→ **Aim of the task**: Return the lines where the word "page" occurs.

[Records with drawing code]

>>

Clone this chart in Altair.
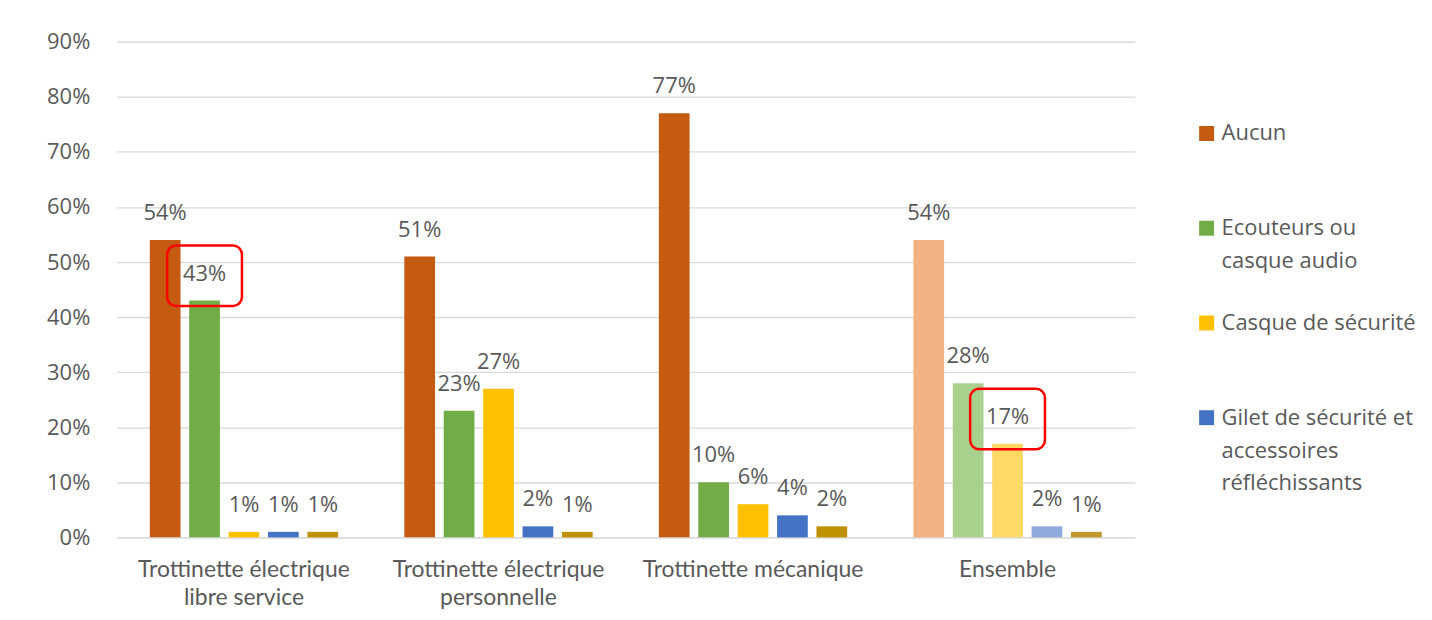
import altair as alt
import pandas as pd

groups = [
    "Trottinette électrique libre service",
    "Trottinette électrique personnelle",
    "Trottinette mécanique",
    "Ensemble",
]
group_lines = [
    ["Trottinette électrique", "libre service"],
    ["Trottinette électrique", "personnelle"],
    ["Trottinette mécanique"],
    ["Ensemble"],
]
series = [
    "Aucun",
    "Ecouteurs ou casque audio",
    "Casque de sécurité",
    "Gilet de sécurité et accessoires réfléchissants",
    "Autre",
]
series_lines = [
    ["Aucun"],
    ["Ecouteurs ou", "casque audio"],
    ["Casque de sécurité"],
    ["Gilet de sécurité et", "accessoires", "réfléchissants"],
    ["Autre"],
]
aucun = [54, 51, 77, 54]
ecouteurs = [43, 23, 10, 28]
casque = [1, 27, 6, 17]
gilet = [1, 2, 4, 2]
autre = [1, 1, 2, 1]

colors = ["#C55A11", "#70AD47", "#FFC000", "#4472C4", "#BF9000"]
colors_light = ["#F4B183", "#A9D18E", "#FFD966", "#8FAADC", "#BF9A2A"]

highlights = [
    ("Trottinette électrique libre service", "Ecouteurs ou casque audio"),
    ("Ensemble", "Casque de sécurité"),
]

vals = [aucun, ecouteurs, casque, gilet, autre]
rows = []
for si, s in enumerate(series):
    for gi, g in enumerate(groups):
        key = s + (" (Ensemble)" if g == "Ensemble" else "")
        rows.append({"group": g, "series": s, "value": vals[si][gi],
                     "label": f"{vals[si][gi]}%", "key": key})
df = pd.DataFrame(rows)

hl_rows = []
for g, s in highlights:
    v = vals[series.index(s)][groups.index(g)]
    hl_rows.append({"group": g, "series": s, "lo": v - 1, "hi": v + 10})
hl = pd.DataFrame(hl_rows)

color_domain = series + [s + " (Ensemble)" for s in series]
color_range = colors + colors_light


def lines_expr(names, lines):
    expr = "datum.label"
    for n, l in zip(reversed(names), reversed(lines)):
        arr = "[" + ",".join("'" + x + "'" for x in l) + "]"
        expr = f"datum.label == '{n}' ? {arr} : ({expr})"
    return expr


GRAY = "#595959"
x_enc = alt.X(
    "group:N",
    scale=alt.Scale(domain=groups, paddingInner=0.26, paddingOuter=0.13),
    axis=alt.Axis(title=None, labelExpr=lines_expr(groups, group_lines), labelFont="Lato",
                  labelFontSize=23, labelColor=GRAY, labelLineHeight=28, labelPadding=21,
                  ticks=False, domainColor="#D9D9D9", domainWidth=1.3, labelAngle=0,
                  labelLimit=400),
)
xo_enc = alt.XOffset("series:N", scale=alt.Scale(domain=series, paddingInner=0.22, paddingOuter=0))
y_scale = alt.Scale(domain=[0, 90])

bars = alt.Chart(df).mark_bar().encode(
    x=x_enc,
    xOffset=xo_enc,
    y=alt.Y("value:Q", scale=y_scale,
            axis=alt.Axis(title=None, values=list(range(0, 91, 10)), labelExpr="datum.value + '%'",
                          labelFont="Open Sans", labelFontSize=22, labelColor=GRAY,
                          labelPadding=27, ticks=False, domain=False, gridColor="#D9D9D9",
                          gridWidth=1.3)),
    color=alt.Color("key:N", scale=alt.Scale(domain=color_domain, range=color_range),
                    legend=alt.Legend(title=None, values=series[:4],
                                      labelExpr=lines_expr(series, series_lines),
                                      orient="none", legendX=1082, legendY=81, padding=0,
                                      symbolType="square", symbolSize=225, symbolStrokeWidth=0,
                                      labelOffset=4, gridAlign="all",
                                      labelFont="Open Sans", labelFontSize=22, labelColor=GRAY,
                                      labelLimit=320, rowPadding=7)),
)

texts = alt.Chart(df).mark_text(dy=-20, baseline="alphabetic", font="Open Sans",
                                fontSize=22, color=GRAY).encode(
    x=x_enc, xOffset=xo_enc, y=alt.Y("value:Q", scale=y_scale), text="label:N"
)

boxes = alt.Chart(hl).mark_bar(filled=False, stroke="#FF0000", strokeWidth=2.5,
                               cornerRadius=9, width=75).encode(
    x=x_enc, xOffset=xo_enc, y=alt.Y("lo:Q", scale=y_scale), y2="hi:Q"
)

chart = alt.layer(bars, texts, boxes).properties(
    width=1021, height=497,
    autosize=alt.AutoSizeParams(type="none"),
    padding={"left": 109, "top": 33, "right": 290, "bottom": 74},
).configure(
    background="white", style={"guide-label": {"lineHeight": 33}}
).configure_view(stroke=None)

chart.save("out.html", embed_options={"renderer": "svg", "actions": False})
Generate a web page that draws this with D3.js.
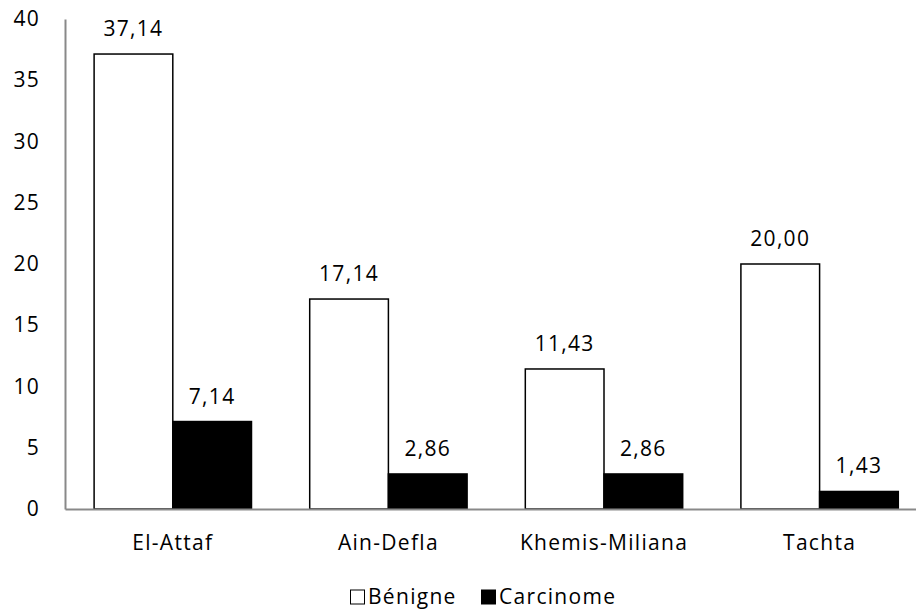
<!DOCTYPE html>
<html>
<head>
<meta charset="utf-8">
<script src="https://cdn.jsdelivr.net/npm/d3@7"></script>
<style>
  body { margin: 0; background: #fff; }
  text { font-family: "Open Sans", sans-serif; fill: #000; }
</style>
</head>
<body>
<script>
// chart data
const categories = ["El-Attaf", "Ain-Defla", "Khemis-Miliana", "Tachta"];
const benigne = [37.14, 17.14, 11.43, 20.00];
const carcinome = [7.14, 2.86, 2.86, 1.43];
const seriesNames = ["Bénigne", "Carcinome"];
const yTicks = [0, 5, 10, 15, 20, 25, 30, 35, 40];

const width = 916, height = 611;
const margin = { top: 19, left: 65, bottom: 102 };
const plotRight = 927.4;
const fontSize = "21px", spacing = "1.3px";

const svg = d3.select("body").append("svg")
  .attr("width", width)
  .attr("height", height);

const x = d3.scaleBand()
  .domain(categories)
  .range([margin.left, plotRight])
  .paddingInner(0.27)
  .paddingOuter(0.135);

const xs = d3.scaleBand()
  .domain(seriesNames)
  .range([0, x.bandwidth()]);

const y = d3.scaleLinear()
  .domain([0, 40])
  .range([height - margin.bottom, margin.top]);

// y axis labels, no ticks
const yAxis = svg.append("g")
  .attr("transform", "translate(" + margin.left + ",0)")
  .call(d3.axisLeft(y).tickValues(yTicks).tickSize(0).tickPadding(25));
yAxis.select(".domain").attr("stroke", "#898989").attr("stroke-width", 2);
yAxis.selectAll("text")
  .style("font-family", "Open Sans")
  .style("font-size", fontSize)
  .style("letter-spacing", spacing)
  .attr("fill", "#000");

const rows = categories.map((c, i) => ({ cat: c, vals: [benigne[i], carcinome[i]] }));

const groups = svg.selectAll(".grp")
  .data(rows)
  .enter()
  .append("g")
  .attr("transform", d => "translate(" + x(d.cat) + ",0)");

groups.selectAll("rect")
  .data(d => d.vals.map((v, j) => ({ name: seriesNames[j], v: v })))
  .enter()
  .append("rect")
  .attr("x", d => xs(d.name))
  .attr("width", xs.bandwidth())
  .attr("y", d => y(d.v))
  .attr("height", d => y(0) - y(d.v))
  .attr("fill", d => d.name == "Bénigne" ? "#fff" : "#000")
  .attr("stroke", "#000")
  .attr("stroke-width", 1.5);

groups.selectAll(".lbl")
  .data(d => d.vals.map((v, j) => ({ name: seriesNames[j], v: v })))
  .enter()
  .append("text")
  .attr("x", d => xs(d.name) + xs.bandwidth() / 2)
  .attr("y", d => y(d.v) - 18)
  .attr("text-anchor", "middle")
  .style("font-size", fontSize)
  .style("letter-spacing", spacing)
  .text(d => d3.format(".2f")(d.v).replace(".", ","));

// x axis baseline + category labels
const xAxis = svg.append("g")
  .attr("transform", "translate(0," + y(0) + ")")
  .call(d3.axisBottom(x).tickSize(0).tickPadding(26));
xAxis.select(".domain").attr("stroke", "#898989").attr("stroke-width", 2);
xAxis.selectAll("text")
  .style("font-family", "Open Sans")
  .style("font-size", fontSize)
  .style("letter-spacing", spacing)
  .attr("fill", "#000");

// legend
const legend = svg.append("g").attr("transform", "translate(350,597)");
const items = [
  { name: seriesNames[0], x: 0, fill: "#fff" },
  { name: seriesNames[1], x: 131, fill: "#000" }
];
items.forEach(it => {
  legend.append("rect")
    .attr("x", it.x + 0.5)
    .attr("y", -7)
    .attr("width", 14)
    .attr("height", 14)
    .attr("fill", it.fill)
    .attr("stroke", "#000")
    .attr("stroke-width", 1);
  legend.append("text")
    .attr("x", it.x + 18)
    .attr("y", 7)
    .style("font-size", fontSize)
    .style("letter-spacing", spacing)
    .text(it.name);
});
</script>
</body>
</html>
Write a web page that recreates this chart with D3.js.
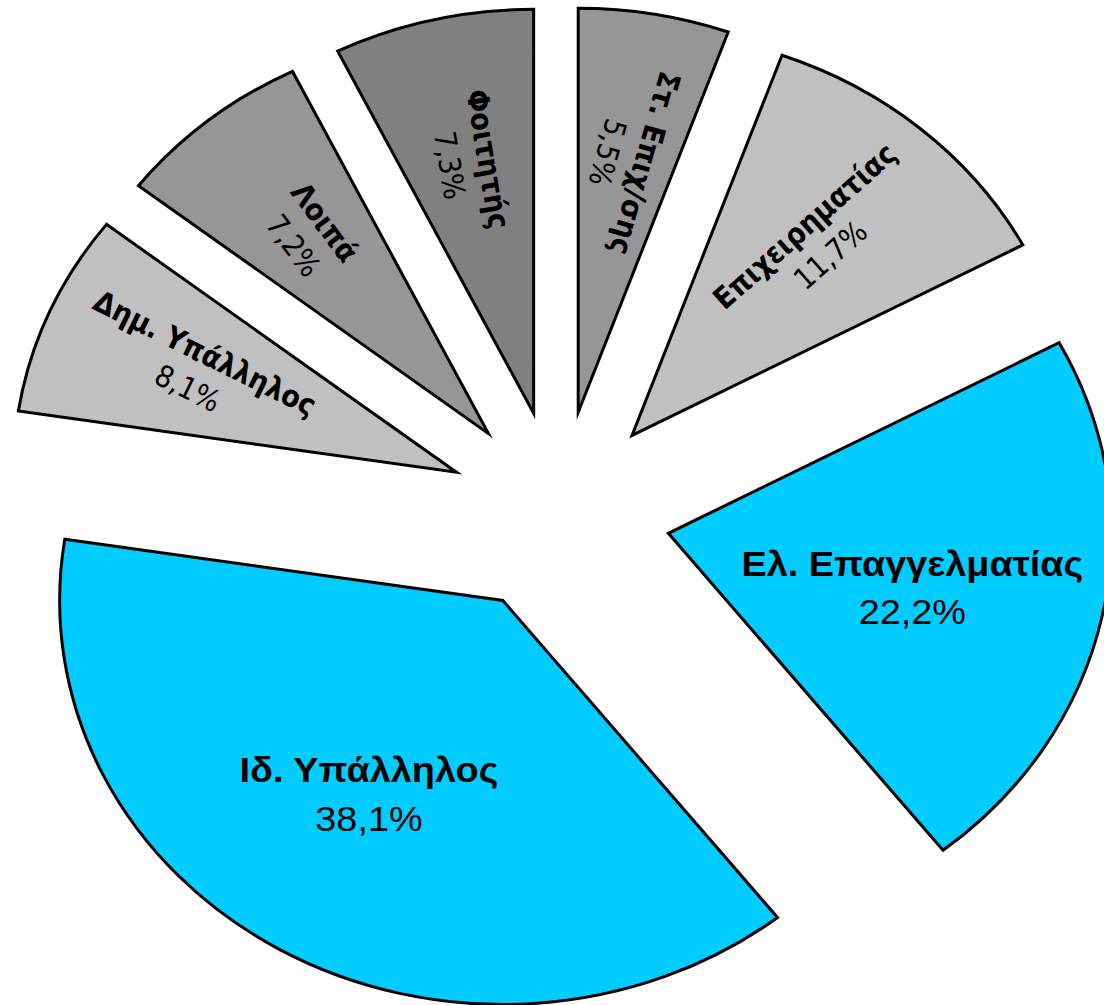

<<

→ **Task response**:
Generate a web page that draws this with D3.js.
Write a web page that recreates this chart with D3.js.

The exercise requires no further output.